One tree can never make up a forest; a forest can’t be made up of anything else.

15 Responses to “The Forest and the Tree

  • Lovely reflection, Mark. Really. So glad I follow your writing. Thank you for taking the time to share your wisdom! – DDM

  • Lovely. Thanks for sharing.

  • Oh man, does this resonate! Just imagine how much more challenging it would have been if you were still drinking. My patience with my son when I was drinking was nonexistent, whether he was sick or not. Of course, the problem was him, not me…

    Two more thoughts: Benadryl is sometimes magical. Children have a knack for picking books that are “too long” at bedtime when you’re at the very end of your rope – I’m learning to just go with it.

    • Doesn’t it always get easier when we just go with it? That one is taking me some time. But it’s so true. Had to get this one out tonight Damien, thanks for reading.

  • This was so beautiful. You are doing it Mark….Parenting in love and gentleness and acceptance. For today at least. My bet is that tomorrow it will happen again. And again and again…..

    As I read this, I thought, “Oh Gosh, I forgot about all of that stuff going on when the kids were littles.” My old age (my early 50’s old age, just to clarify) brain softens the edges of those memories…thank all that is holy.
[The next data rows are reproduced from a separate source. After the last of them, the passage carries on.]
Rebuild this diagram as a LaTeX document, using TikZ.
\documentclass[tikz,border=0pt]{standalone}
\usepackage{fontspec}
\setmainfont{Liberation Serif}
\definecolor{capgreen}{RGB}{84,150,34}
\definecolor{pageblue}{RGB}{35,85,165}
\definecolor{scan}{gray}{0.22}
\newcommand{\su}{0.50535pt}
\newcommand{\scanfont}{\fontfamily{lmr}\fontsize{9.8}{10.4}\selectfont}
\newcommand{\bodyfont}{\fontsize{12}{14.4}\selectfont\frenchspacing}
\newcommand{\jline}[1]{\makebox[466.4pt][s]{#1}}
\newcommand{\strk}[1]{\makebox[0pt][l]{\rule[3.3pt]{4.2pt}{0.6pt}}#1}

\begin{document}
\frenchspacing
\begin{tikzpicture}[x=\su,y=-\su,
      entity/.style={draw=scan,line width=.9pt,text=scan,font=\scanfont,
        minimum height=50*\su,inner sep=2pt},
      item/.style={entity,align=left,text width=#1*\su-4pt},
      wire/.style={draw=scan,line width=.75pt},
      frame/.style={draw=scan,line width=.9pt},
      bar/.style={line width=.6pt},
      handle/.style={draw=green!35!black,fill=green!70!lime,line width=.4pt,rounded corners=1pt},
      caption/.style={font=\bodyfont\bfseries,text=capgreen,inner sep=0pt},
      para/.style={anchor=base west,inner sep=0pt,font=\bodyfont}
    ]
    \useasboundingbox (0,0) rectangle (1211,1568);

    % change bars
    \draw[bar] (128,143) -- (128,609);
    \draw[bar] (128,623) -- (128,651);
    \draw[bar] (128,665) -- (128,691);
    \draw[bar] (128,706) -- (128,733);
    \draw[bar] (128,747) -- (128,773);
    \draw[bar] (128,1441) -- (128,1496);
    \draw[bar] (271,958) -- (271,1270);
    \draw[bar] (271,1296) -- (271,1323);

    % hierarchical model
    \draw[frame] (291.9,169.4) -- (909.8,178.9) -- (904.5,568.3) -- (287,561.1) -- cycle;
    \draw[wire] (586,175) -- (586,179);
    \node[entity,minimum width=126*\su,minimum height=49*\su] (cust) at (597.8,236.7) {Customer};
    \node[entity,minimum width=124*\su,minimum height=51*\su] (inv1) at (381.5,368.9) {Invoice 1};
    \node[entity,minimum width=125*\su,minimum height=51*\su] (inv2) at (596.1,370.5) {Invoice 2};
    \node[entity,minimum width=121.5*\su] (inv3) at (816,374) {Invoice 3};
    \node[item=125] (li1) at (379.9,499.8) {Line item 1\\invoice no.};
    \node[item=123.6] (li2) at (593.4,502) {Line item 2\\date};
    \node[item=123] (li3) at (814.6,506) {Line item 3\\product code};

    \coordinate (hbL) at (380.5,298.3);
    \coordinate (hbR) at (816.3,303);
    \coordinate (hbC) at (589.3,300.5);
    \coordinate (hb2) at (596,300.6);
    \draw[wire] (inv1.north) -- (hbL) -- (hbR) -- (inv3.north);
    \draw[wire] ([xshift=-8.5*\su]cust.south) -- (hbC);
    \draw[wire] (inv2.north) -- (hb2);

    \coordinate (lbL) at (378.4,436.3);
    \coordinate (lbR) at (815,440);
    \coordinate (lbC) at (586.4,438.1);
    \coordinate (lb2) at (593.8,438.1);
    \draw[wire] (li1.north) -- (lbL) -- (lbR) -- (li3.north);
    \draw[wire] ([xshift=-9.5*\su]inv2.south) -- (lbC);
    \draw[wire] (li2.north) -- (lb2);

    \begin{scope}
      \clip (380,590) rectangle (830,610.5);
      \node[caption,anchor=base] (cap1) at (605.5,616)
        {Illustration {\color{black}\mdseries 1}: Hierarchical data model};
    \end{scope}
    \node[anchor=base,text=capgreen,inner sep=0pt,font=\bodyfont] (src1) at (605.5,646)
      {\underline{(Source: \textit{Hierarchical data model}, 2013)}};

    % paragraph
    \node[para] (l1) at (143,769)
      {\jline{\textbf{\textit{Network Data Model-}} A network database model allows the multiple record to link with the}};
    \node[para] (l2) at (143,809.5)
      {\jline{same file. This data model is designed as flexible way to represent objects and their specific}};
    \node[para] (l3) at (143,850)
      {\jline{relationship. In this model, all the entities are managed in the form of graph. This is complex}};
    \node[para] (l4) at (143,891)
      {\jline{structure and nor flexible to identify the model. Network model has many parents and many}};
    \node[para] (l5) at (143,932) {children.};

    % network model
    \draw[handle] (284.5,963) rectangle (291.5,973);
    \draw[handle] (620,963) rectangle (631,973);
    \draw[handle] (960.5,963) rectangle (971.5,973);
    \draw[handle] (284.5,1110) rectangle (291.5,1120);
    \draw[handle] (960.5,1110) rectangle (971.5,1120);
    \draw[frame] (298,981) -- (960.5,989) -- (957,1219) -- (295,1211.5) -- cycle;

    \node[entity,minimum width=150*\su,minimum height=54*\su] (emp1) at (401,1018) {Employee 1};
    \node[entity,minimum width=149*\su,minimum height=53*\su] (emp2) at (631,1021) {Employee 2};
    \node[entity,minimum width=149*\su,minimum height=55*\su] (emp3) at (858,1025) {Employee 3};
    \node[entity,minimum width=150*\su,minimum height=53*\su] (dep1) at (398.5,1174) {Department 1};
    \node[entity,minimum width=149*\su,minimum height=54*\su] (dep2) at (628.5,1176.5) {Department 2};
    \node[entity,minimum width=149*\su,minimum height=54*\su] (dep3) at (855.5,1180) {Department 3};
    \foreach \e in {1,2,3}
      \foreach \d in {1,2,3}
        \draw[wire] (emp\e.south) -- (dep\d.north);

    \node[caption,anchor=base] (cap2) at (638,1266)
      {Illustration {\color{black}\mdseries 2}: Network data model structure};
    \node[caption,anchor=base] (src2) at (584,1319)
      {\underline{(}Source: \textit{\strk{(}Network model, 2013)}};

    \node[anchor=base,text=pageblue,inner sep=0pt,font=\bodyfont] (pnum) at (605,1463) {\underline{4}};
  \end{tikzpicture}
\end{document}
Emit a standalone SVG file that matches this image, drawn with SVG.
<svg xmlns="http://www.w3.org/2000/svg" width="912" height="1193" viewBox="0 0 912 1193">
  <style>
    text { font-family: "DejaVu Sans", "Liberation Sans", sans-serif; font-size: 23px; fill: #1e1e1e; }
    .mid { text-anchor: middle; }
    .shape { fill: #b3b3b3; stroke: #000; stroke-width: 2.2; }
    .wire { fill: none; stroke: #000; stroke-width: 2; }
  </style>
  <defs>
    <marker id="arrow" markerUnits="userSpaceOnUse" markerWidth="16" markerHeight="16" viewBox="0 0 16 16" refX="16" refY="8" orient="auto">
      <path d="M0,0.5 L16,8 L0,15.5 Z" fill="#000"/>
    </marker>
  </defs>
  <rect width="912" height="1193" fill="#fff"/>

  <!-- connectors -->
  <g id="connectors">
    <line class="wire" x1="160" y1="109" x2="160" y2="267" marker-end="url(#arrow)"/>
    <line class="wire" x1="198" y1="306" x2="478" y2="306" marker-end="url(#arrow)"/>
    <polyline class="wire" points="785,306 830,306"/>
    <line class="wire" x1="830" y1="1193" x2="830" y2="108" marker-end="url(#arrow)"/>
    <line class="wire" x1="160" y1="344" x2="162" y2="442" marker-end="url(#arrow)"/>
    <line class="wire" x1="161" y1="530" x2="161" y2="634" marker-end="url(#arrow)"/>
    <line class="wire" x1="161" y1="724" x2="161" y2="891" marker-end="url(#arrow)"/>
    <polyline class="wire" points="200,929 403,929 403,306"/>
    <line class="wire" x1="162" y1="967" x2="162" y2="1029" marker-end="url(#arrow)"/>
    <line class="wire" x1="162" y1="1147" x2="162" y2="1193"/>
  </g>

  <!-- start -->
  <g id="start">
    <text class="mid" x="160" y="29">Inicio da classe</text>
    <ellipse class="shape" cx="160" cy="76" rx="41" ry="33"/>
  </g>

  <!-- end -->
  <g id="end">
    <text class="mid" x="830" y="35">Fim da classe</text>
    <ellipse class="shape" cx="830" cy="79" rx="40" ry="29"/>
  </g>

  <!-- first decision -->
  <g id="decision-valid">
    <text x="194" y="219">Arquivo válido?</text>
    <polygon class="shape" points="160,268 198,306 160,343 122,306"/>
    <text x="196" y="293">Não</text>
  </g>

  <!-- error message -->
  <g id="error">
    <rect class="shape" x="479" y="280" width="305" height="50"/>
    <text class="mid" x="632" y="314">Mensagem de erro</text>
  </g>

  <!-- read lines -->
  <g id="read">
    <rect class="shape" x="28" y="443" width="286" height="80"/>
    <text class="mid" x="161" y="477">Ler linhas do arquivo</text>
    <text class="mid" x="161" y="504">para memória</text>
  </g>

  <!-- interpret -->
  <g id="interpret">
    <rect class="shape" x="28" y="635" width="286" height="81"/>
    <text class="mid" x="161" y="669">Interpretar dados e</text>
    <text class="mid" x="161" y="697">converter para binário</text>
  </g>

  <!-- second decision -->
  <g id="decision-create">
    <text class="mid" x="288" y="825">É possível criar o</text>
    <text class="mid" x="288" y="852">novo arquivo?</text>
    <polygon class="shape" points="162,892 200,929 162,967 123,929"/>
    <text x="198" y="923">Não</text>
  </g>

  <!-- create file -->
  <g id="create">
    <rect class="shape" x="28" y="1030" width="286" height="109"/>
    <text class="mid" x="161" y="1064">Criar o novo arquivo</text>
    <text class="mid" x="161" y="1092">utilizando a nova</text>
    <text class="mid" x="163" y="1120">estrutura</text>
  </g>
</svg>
    • Holy indeed! Embrace that. Although, you know better than anyone that teengagers bring a new set of challenges. Well, it did. My wife is home with him today. More hives. But now we know the benedryl works so it should make for a better day? I still had to restrain him and inject it…

  • I feel like my youngest may have registered the same complaint re: bag of chips not standing right. Or maybe that was me. Our kids may feel tiny and powerless but rule like tiny gods. I hope your boy feels better today. The beach day sounds nice. Trees making up a forest, love that.

    • There is no point in fighting them on those silly battles. You’re right. That parent cliche ‘pick your battles’ should be rebranded. ‘you will not win any battles.’

  • Great stuff, Mark. My first experience in child-rearing (sober, thank GOD) involved tons of life-saving meds, breathing treatments, and weeks and weeks in the children’s hospital.
    You’re completely right about Benadryl being a magical elixer. It literally saved my child & my life when nothing else would get him to sleep…sigh. The good ol days. 😉

    • So much to catch up on Abbie! In due time, thanks to the interwebs.

      • Yes, indeed. The online communities are a Godsend for those unable to make regular meetings for whatever reason. I’m not sure how I would have done, early on, without the online (chat rooms) meetings. 🙂

  • Julie Milsom
    8 years ago

    Bravo Mark! Poignant to me today for various reasons. Thank you.